3.16 The First Declension

Make sure you read through Croy's discussion of the first declension of Greek nouns. Below you will also find some notes to help you understand the materials in this section.

The nouns in Greek are divided into groups called declensions (the verbs are divided into groups called conjugations). There are three different declensions of nouns in Greek, called first, second, and third. In this lesson, you will be learning about the first declension nouns.

In addition to being put into groups by declension, Greek nouns are also put into gender groups. There are three genders: feminine, masculine, and neuter. If you have studied another language besides English, you have probably encountered this idea of grammatical gender. In Spanish, for example, the nouns are either feminine or masculine in gender.

The nouns of the first declension which you will learn in THIS lesson are all feminine gender. There are a few nouns in the first declension which are masculine in gender; you will learn about those in Croy Lesson 6.35. In addition, there are also feminine nouns in the second declension (Croy Lesson 6.34) and in the third declension (Croy Lesson 17.116).

Whenever you learn a noun in Greek, you must learn both its gender and the declension that it belongs to.

The declension of a noun is what determines the endings that get attached to the noun. These endings give you information about the function of the noun in a particular sentence - e.g., whether the noun is the subject of the verb, whether it is singular or plural, etc.

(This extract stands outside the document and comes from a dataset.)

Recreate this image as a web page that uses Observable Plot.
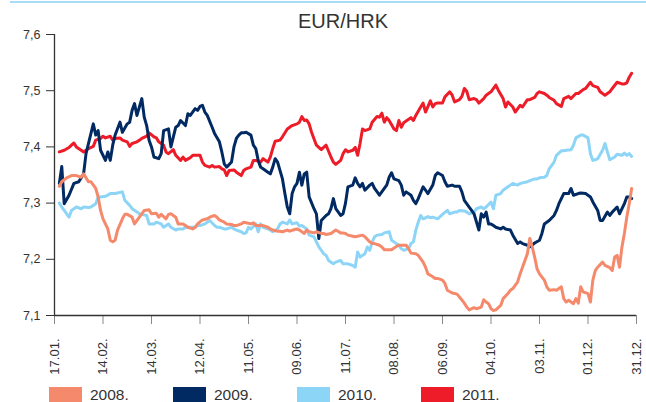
<!DOCTYPE html>
<html>
<head>
<meta charset="utf-8">
<script src="https://cdn.jsdelivr.net/npm/d3@7"></script>
<script src="https://cdn.jsdelivr.net/npm/@observablehq/plot@0.6"></script>
<style>
  html, body { margin: 0; padding: 0; background: #fff; }
  #wrap { position: relative; width: 646px; height: 402px; overflow: hidden; background: #fff; font-family: "Liberation Sans", Arial, sans-serif; color: #333; }
  #topline { position: absolute; left: 10px; top: 1px; width: 636px; height: 2px; background: #aadcf5; }
  #title { position: absolute; left: 0; top: 10px; width: 686px; text-align: center; font-size: 20px; color: #333; z-index: 2; }
  #chart { position: absolute; left: 0; top: 0; }
  #legend { position: absolute; left: 0; top: 387px; width: 646px; height: 20px; }
  .item { position: absolute; top: 0; height: 16px; }
  .sw { position: absolute; top: 0; left: 0; width: 33px; height: 16px; }
  .lab { position: absolute; top: -1px; left: 41px; font-size: 15.5px; line-height: 17px; color: #333; white-space: nowrap; }
</style>
</head>
<body>
<div id="wrap">
  <div id="topline"></div>
  <div id="title">EUR/HRK</div>
  <div id="chart"></div>
  <div id="legend"></div>
</div>
<script>
// x = trading-day index (0 = 17.01., 240 = 31.12.), y = EUR/HRK rate
const tickDays = [0, 20, 40, 60, 80, 100, 120, 140, 160, 180, 200, 220, 240];
const tickLabels = ["17.01.", "14.02.", "14.03.", "12.04.", "11.05.", "09.06.", "11.07.", "08.08.", "06.09.", "04.10.", "03.11.", "01.12.", "31.12."];
const yTicks = [7.1, 7.2, 7.3, 7.4, 7.5, 7.6];
const seriesNames = ["2008.", "2009.", "2010.", "2011."];
const seriesColors = ["#f5896b", "#012a63", "#8dd5f6", "#ed1c28"];

const s2008 = [[2,7.330],[3,7.338],[5,7.345],[7,7.349],[9,7.349],[11,7.346],[12,7.352],[14,7.338],[15,7.338],[17,7.326],[18,7.311],[19,7.287],[20,7.272],[22,7.254],[23,7.234],[24,7.231],[25,7.234],[26,7.252],[28,7.272],[29,7.280],[30,7.280],[32,7.275],[33,7.263],[35,7.275],[36,7.281],[37,7.287],[39,7.288],[40,7.281],[42,7.282],[43,7.275],[44,7.280],[46,7.272],[47,7.280],[48,7.281],[50,7.275],[51,7.263],[53,7.263],[54,7.260],[55,7.257],[57,7.254],[58,7.257],[59,7.263],[61,7.270],[63,7.272],[64,7.275],[66,7.278],[67,7.275],[68,7.270],[70,7.266],[71,7.263],[73,7.262],[74,7.260],[75,7.260],[77,7.263],[78,7.266],[79,7.265],[81,7.263],[82,7.265],[83,7.260],[85,7.260],[86,7.260],[88,7.257],[89,7.254],[90,7.252],[92,7.250],[93,7.250],[94,7.249],[96,7.252],[97,7.250],[99,7.253],[100,7.254],[101,7.252],[103,7.246],[104,7.252],[105,7.249],[107,7.247],[108,7.249],[110,7.246],[111,7.246],[112,7.244],[114,7.246],[115,7.249],[116,7.252],[118,7.247],[119,7.247],[120,7.246],[121,7.243],[123,7.241],[124,7.240],[125,7.241],[127,7.243],[128,7.240],[130,7.231],[131,7.228],[132,7.228],[134,7.225],[135,7.222],[136,7.217],[138,7.217],[139,7.217],[141,7.223],[142,7.225],[143,7.225],[145,7.225],[146,7.219],[147,7.211],[149,7.210],[150,7.207],[152,7.195],[153,7.186],[154,7.174],[156,7.169],[157,7.166],[158,7.166],[160,7.163],[161,7.157],[162,7.145],[164,7.140],[165,7.139],[166,7.138],[167,7.133],[169,7.122],[170,7.115],[171,7.110],[173,7.114],[174,7.112],[176,7.115],[177,7.128],[178,7.124],[179,7.121],[180,7.112],[181,7.109],[182,7.110],[184,7.118],[185,7.130],[187,7.139],[188,7.145],[189,7.148],[191,7.160],[192,7.174],[193,7.186],[195,7.210],[196,7.237],[197,7.222],[198,7.204],[199,7.183],[200,7.174],[202,7.163],[203,7.151],[204,7.145],[206,7.146],[207,7.145],[209,7.151],[210,7.130],[211,7.124],[212,7.127],[214,7.121],[215,7.130],[216,7.122],[217,7.151],[218,7.142],[220,7.139],[221,7.124],[222,7.163],[223,7.180],[224,7.186],[226,7.195],[227,7.189],[229,7.185],[230,7.180],[231,7.204],[232,7.207],[233,7.186],[234,7.222],[235,7.246],[236,7.275],[237,7.299],[238,7.326]];

const s2009 = [[2,7.335],[3,7.365],[4,7.299],[6,7.314],[8,7.335],[10,7.338],[12,7.352],[13,7.388],[14,7.406],[16,7.441],[17,7.421],[18,7.429],[19,7.394],[21,7.376],[22,7.391],[23,7.376],[24,7.403],[25,7.421],[27,7.444],[28,7.426],[30,7.441],[31,7.444],[32,7.465],[33,7.477],[34,7.456],[36,7.486],[37,7.453],[38,7.438],[39,7.412],[40,7.400],[41,7.382],[43,7.379],[44,7.388],[45,7.429],[47,7.432],[48,7.400],[50,7.435],[51,7.438],[52,7.447],[54,7.438],[55,7.459],[56,7.456],[58,7.468],[59,7.465],[60,7.472],[61,7.474],[62,7.462],[63,7.456],[65,7.435],[66,7.424],[68,7.409],[69,7.391],[70,7.370],[71,7.364],[73,7.373],[74,7.400],[75,7.415],[76,7.421],[77,7.425],[78,7.425],[79,7.426],[81,7.421],[82,7.403],[83,7.397],[84,7.376],[85,7.364],[86,7.361],[88,7.355],[89,7.352],[90,7.364],[91,7.379],[92,7.373],[94,7.343],[95,7.317],[96,7.293],[97,7.281],[98,7.317],[99,7.329],[100,7.335],[101,7.355],[102,7.332],[103,7.352],[104,7.355],[105,7.311],[107,7.290],[108,7.281],[109,7.237],[110,7.269],[112,7.278],[113,7.281],[114,7.290],[115,7.308],[116,7.290],[118,7.278],[119,7.281],[120,7.300],[121,7.329],[123,7.332],[124,7.345],[125,7.335],[126,7.329],[127,7.335],[128,7.323],[130,7.332],[131,7.335],[132,7.326],[134,7.314],[136,7.326],[137,7.332],[138,7.346],[139,7.354],[140,7.343],[142,7.340],[143,7.332],[144,7.314],[145,7.320],[147,7.314],[148,7.305],[149,7.299],[150,7.308],[152,7.329],[153,7.323],[154,7.317],[156,7.332],[157,7.349],[158,7.354],[160,7.349],[161,7.338],[162,7.330],[164,7.332],[165,7.330],[167,7.330],[168,7.320],[169,7.305],[171,7.293],[172,7.287],[173,7.281],[175,7.252],[176,7.281],[177,7.275],[178,7.284],[179,7.263],[180,7.263],[181,7.260],[182,7.257],[184,7.254],[185,7.257],[186,7.254],[188,7.252],[189,7.243],[191,7.228],[192,7.231],[193,7.228],[195,7.225],[196,7.222],[198,7.229],[200,7.234],[201,7.246],[202,7.263],[204,7.269],[206,7.278],[207,7.287],[208,7.299],[210,7.317],[212,7.317],[213,7.326],[214,7.314],[216,7.317],[217,7.318],[219,7.317],[221,7.311],[222,7.302],[224,7.287],[225,7.269],[226,7.269],[228,7.284],[229,7.278],[230,7.284],[232,7.293],[233,7.281],[235,7.299],[236,7.311],[237,7.311],[238,7.308]];

const s2010 = [[2,7.300],[3,7.293],[4,7.287],[6,7.275],[7,7.287],[8,7.290],[9,7.293],[11,7.290],[12,7.293],[14,7.292],[15,7.293],[17,7.299],[18,7.311],[19,7.311],[21,7.312],[22,7.314],[23,7.317],[25,7.317],[26,7.318],[28,7.320],[29,7.305],[31,7.296],[32,7.290],[34,7.284],[35,7.281],[36,7.280],[38,7.278],[39,7.263],[41,7.263],[42,7.266],[44,7.263],[45,7.257],[47,7.263],[48,7.257],[50,7.252],[51,7.254],[53,7.254],[54,7.257],[56,7.257],[58,7.257],[59,7.260],[60,7.260],[62,7.263],[63,7.266],[64,7.269],[66,7.260],[67,7.257],[68,7.257],[70,7.254],[71,7.254],[73,7.257],[74,7.254],[75,7.252],[77,7.249],[78,7.246],[79,7.247],[80,7.257],[81,7.254],[83,7.263],[84,7.249],[85,7.263],[86,7.257],[88,7.254],[89,7.252],[90,7.249],[92,7.254],[93,7.263],[94,7.266],[96,7.263],[97,7.270],[98,7.263],[100,7.265],[101,7.259],[102,7.260],[104,7.254],[105,7.243],[107,7.240],[108,7.231],[109,7.222],[111,7.210],[112,7.207],[113,7.198],[115,7.192],[116,7.195],[118,7.198],[119,7.192],[120,7.192],[121,7.192],[123,7.189],[124,7.186],[125,7.213],[126,7.204],[128,7.210],[129,7.222],[130,7.216],[131,7.231],[132,7.240],[133,7.243],[135,7.244],[136,7.247],[138,7.249],[139,7.234],[140,7.231],[142,7.225],[143,7.219],[144,7.216],[146,7.219],[147,7.228],[148,7.231],[149,7.252],[150,7.266],[151,7.278],[152,7.272],[154,7.276],[155,7.274],[156,7.275],[158,7.272],[159,7.276],[160,7.280],[162,7.287],[163,7.281],[165,7.284],[166,7.284],[167,7.287],[169,7.286],[170,7.284],[171,7.281],[173,7.284],[174,7.290],[176,7.293],[177,7.290],[178,7.293],[180,7.302],[181,7.290],[182,7.314],[184,7.317],[185,7.323],[187,7.329],[188,7.332],[189,7.335],[191,7.332],[192,7.335],[193,7.336],[195,7.338],[196,7.340],[198,7.343],[199,7.343],[200,7.345],[202,7.346],[203,7.349],[204,7.361],[206,7.373],[207,7.385],[209,7.393],[210,7.393],[211,7.394],[213,7.395],[214,7.403],[215,7.416],[217,7.421],[218,7.421],[220,7.416],[221,7.388],[222,7.376],[223,7.377],[224,7.379],[226,7.394],[227,7.406],[228,7.391],[229,7.377],[231,7.382],[232,7.387],[234,7.385],[235,7.389],[236,7.385],[237,7.388],[238,7.383]];

const s2011 = [[2,7.391],[4,7.394],[6,7.399],[8,7.407],[9,7.400],[11,7.394],[12,7.391],[14,7.397],[16,7.401],[17,7.412],[19,7.415],[20,7.419],[21,7.416],[23,7.419],[24,7.412],[25,7.415],[27,7.416],[28,7.412],[30,7.409],[31,7.401],[32,7.406],[34,7.409],[35,7.412],[36,7.415],[38,7.419],[39,7.425],[41,7.418],[42,7.416],[43,7.409],[45,7.403],[46,7.391],[47,7.388],[49,7.395],[50,7.385],[52,7.376],[53,7.382],[54,7.376],[56,7.381],[57,7.385],[58,7.385],[60,7.385],[61,7.373],[62,7.367],[64,7.364],[65,7.367],[66,7.364],[68,7.365],[69,7.361],[70,7.359],[71,7.349],[72,7.358],[74,7.359],[75,7.355],[77,7.349],[78,7.358],[79,7.361],[81,7.364],[82,7.376],[83,7.376],[85,7.373],[86,7.379],[88,7.373],[89,7.382],[90,7.397],[91,7.410],[93,7.412],[94,7.418],[96,7.432],[97,7.435],[98,7.438],[100,7.441],[101,7.444],[102,7.454],[103,7.447],[104,7.448],[105,7.441],[106,7.426],[108,7.403],[109,7.399],[110,7.395],[111,7.399],[112,7.403],[114,7.382],[115,7.373],[116,7.369],[118,7.376],[119,7.388],[120,7.395],[121,7.391],[123,7.394],[124,7.399],[125,7.385],[126,7.406],[127,7.432],[128,7.429],[130,7.432],[131,7.444],[133,7.454],[134,7.453],[135,7.460],[136,7.444],[137,7.452],[138,7.447],[140,7.432],[141,7.429],[142,7.447],[143,7.435],[144,7.443],[145,7.446],[147,7.452],[148,7.447],[149,7.456],[151,7.471],[152,7.478],[153,7.462],[155,7.482],[156,7.471],[157,7.477],[158,7.478],[160,7.478],[161,7.489],[163,7.498],[164,7.492],[165,7.480],[167,7.484],[168,7.490],[169,7.504],[170,7.499],[171,7.484],[173,7.486],[174,7.484],[175,7.478],[177,7.486],[178,7.492],[179,7.495],[180,7.498],[182,7.510],[183,7.501],[185,7.486],[186,7.471],[187,7.480],[189,7.471],[190,7.462],[192,7.474],[193,7.471],[195,7.484],[196,7.484],[198,7.488],[199,7.495],[200,7.498],[202,7.495],[203,7.492],[204,7.488],[206,7.483],[207,7.477],[209,7.472],[210,7.486],[212,7.490],[213,7.486],[215,7.495],[216,7.495],[218,7.502],[219,7.504],[221,7.515],[222,7.509],[224,7.506],[225,7.498],[227,7.492],[229,7.498],[230,7.504],[232,7.515],[234,7.512],[235,7.512],[236,7.514],[237,7.524],[238,7.531]];

const allSeries = [s2008, s2009, s2010, s2011];
const drawOrder = [3, 2, 1, 0];

const labelByDay = new Map(tickDays.map((d, i) => [d, tickLabels[i]]));

const lineMarks = drawOrder.map(i =>
  Plot.line(allSeries[i], {
    x: d => d[0], y: d => d[1],
    stroke: seriesColors[i], strokeWidth: 3,
    strokeLinejoin: "round", strokeLinecap: "round"
  })
);

const chart = Plot.plot({
  width: 646,
  height: 380,
  marginTop: 34,
  marginBottom: 65,
  marginLeft: 54,
  marginRight: 10,
  style: { fontFamily: "'Liberation Sans', Arial, sans-serif", fontSize: "12.5px", color: "#333", background: "transparent", overflow: "visible" },
  x: {
    domain: [0, 240],
    ticks: tickDays,
    tickFormat: d => labelByDay.get(d),
    tickRotate: -90,
    tickSize: 9,
    tickPadding: 14,
    label: null
  },
  y: {
    domain: [7.1, 7.6],
    ticks: yTicks,
    tickFormat: d => d.toFixed(1).replace(".", ","),
    tickSize: 8,
    tickPadding: 6,
    label: null
  },
  marks: [
    Plot.ruleY([7.1], { stroke: "#333", strokeWidth: 1.3 }),
    Plot.ruleX([0], { stroke: "#333", strokeWidth: 1.3 }),
    ...lineMarks
  ]
});
document.getElementById("chart").appendChild(chart);

// grey x ticks, dark y ticks; slightly larger x labels
d3.select(chart).selectAll('[aria-label="x-axis tick"] path, [aria-label="x-axis tick"]').attr("stroke", "#888");
d3.select(chart).selectAll('[aria-label="y-axis tick"]').attr("stroke", "#333");
d3.select(chart).selectAll('[aria-label="x-axis tick label"]').attr("font-size", "13px");

// legend
const legend = document.getElementById("legend");
const legendX = [49, 173, 297, 421];
seriesNames.forEach((name, i) => {
  const item = document.createElement("div");
  item.className = "item";
  item.style.left = legendX[i] + "px";
  item.innerHTML = `<div class="sw" style="background:${seriesColors[i]}"></div><div class="lab">${name}</div>`;
  legend.appendChild(item);
});
</script>
</body>
</html>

In English, we use noun endings only to indicate whether a noun is singular or plural: the word "cat" is singular, but the ending -s in "cats" tells us that this form is plural. In Greek, there is a much more extensive set of endings that are used to indicate singular and plural, along with other grammatical features.

In the next part of this lesson, you will learn in more detail about the endings of Greek nouns and what information they provide.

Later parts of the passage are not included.